O diretor Guilherme Weber, que estreia Peça do Casamento (veja acima) lembra que na peça Quem Tem Medo de Virgínia Woolf?, clássico do dramaturgo norte-americano, há um movimento que desloca termos e expressões para recombiná-los na dramaturgia, no melhor estilo camp. “O título da peça já é uma evolução da cantiga presente em contos infantis, com a presença do Lobo Mau. Na peça, ela é cantada pela casal quase de forma aleatória, mas dessa vez com o nome de Virgínia Woolf”, lembra.

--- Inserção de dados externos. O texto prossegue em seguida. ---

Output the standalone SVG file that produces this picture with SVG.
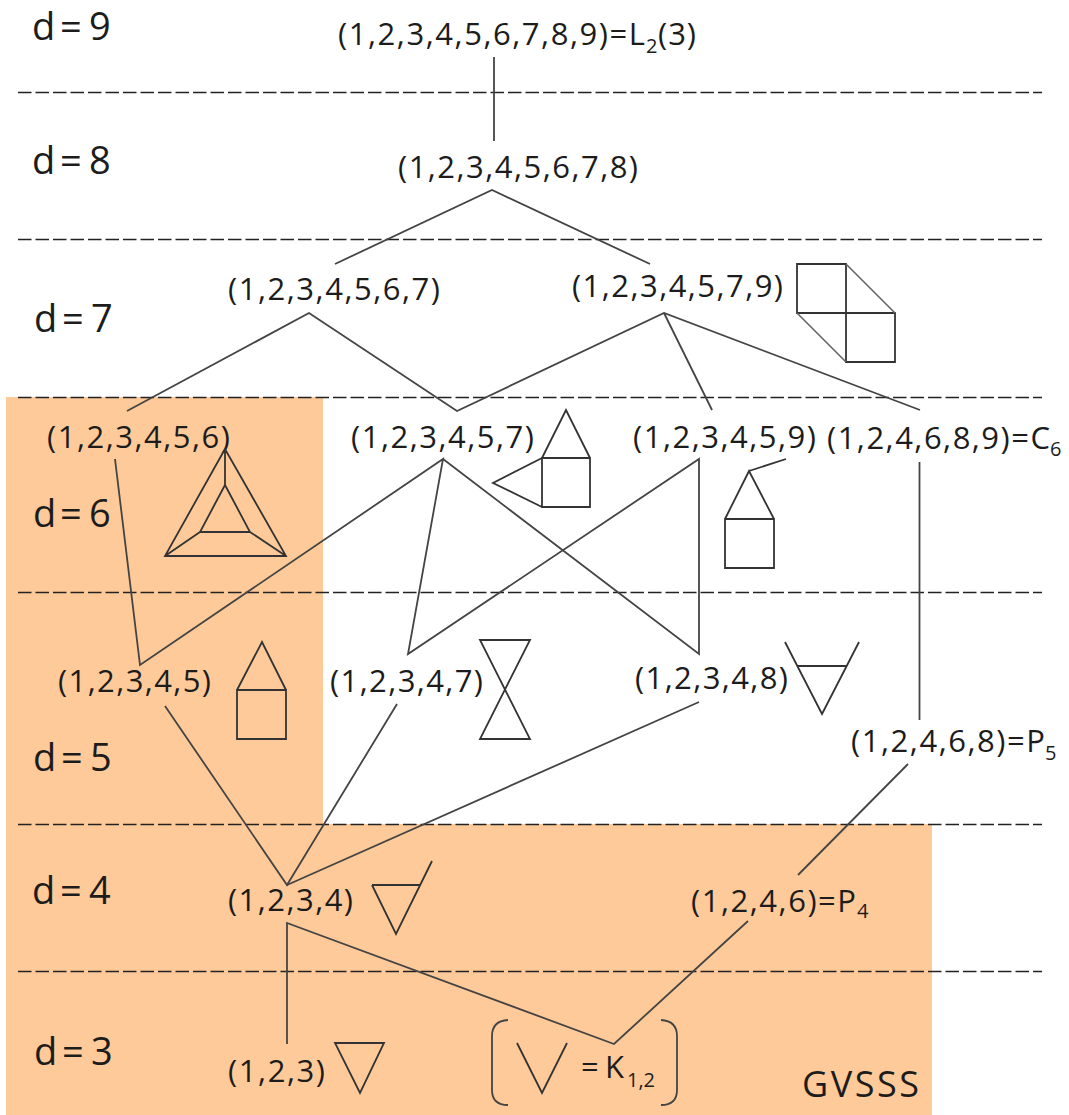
<svg xmlns="http://www.w3.org/2000/svg" width="1069" height="1115" viewBox="0 0 1069 1115">
<style>
.l{fill:none;stroke:#444;stroke-width:1.8;stroke-linejoin:miter}
.g{fill:none;stroke:#333;stroke-width:1.8}
.p{fill:none;stroke:#666;stroke-width:1.6}
.d{fill:none;stroke:#222;stroke-width:1.6;stroke-dasharray:13.5 4}
text{font-family:"Open Sans",sans-serif;fill:#1c1c1c}
.t{font-size:31px}
.h{font-size:38px}
.s{font-size:20px}
</style>
<rect width="1069" height="1115" fill="#fff"/>
<g id="background">
<path d="M6 397H323V824H932V1115H6Z" fill="#FFCA99"/>
</g>
<g id="levels">
<path class="d" d="M18 92.500H1042M18 239.500H1042M18 397.500H1042M18 592.500H1042M18 824.500H1042M18 971.500H1042"/>
<text class="h" x="32 60 89" y="40">d=9</text>
<text class="h" x="32 60 89" y="174">d=8</text>
<text class="h" x="34 62 91" y="332">d=7</text>
<text class="h" x="33 60 89" y="527">d=6</text>
<text class="h" x="33 61 90" y="771">d=5</text>
<text class="h" x="32 60 89" y="904">d=4</text>
<text class="h" x="34 62 91" y="1065">d=3</text>
</g>
<g id="connectors">
<path class="l" d="M494 57V141"/>
<path class="l" d="M335 264L492 190L650 264"/>
<path class="l" d="M127 411L309 313L457 411L664 313L920 410"/>
<path class="l" d="M664 313L712 410"/>
<path class="l" d="M115 459L140 665L443 459L408 654L699 459V654L443 459"/>
<path class="l" d="M919.500 462V720"/>
<path class="l" d="M165 706L287 885L397 704"/>
<path class="l" d="M287 885L699 702"/>
<path class="l" d="M908 764L798 875"/>
<path class="l" d="M287 1044V923L614 1044L748 921"/>
</g>
<g id="n9"><text class="t" x="338" y="45" textLength="307">(1,2,3,4,5,6,7,8,9)=L</text><text class="s" x="646" y="53">2</text><text class="t" x="658" y="45" textLength="38">(3)</text></g>
<g id="n8"><text class="t" x="398" y="178" textLength="240">(1,2,3,4,5,6,7,8)</text></g>
<g id="n7a"><text class="t" x="228" y="300" textLength="212">(1,2,3,4,5,6,7)</text></g>
<g id="n7b"><text class="t" x="572" y="297" textLength="211">(1,2,3,4,5,7,9)</text>
<path class="g" d="M797 264H846V362H895V313H797ZM797 264V313"/><path class="p" d="M846 264L895 313M797 313L846 362"/></g>
<g id="n6a"><text class="t" x="47" y="448" textLength="183">(1,2,3,4,5,6)</text>
<path class="g" d="M225 449L165 556H286ZM225 485L200 532H250ZM225 449V485M165 556L200 532M286 556L250 532"/></g>
<g id="n6b"><text class="t" x="351" y="448" textLength="183">(1,2,3,4,5,7)</text>
<path class="g" d="M542 458H590V507H542ZM542 458L566 410L590 458M542 458L493 483L542 507"/></g>
<g id="n6c"><text class="t" x="633" y="448" textLength="183">(1,2,3,4,5,9)</text>
<path class="g" d="M725 519H774V568H725ZM725 519L749 471L774 519M749 471L786 459"/></g>
<g id="n6d"><text class="t" x="827" y="449" textLength="223">(1,2,4,6,8,9)=C</text><text class="s" x="1050" y="456">6</text></g>
<g id="n5a"><text class="t" x="58" y="692" textLength="153">(1,2,3,4,5)</text>
<path class="g" d="M237 690H286V739H237ZM237 690L262 642L286 690"/></g>
<g id="n5b"><text class="t" x="330" y="692" textLength="153">(1,2,3,4,7)</text>
<path class="g" d="M480 640H530L480 739H530Z"/></g>
<g id="n5c"><text class="t" x="635" y="689" textLength="153">(1,2,3,4,8)</text>
<path class="g" d="M785 642L822 714L859 642M798 666H847"/></g>
<g id="n5d"><text class="t" x="851" y="752" textLength="194">(1,2,4,6,8)=P</text><text class="s" x="1045" y="760">5</text></g>
<g id="n4a"><text class="t" x="228" y="911" textLength="125">(1,2,3,4)</text>
<path class="g" d="M372 885H420M372 885L396 934L432 861"/></g>
<g id="n4b"><text class="t" x="691" y="912" textLength="165">(1,2,4,6)=P</text><text class="s" x="857" y="918">4</text></g>
<g id="n3a"><text class="t" x="228" y="1082" textLength="97">(1,2,3)</text>
<path class="g" d="M335 1043H384L360 1093Z"/></g>
<g id="n3b">
<path class="g" d="M517 1043L542 1093L567 1043"/>
<path class="l" d="M508 1020Q492 1021 492 1036V1090Q492 1105 508 1105M661 1020Q677 1021 677 1036V1090Q677 1105 661 1105"/>
<text class="t" x="581 605" y="1078">=K</text><text class="s" x="627" y="1087" textLength="28">1,2</text>
</g>
<g id="gvsss"><text x="802" y="1097" font-size="36" textLength="117">GVSSS</text></g>
</svg>
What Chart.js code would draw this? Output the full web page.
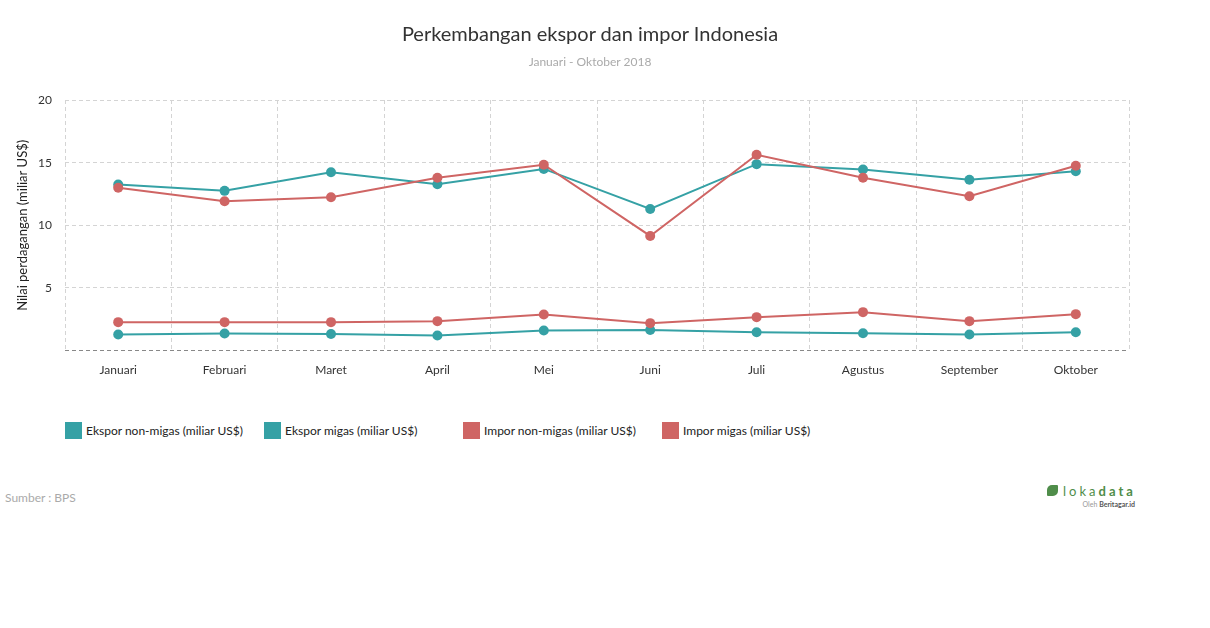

O filme estrelado por Elizabeth Taylor também dialoga com outra pérola do cinema. Em A Filha de Satanás (Beyond the Forest), uma Bette Davis entediada desce as escadas, olha para a sala da casa e diz: “What a Dump! (Que l ixão!)”. “Albee escreve a mesma fala para Martha na peça, que também está no filme.” Weber também não perdeu a oportunidade. “Decidi fazer um terceiro deslocamento para a personagem de Peça do Casamento.” Ele acrescenta que Albee foi mestre em construir figuras femininas complexas e que não cabiam em si mesmas. “Dizem que suas personagens mulheres são quase como bichas tristes.”

Nesse caminho, a vida e a sexualidade de Albee nunca ficaram de fora de suas obras. Criando situações inusitadas, o autor expressou o eterno desconforto de seu desejo desviante no ambiente familiar. Em Zoo Story, o protagonista da peça destilava o ódio pela família. Em Três Mulheres Altas, escrita após a morte da mãe adotiva de Albee, o autor retrata a relação de uma das mulheres com o filho gay.

Em Peça do Casamento, esse olhar é mais central ao colocar os dramas de um casal sob o ponto de vista de um menino gay. “É com esse ângulo que o texto ganha a chance de jogar com a paródia e a paráfrase, acentuando o humor”, defende o diretor.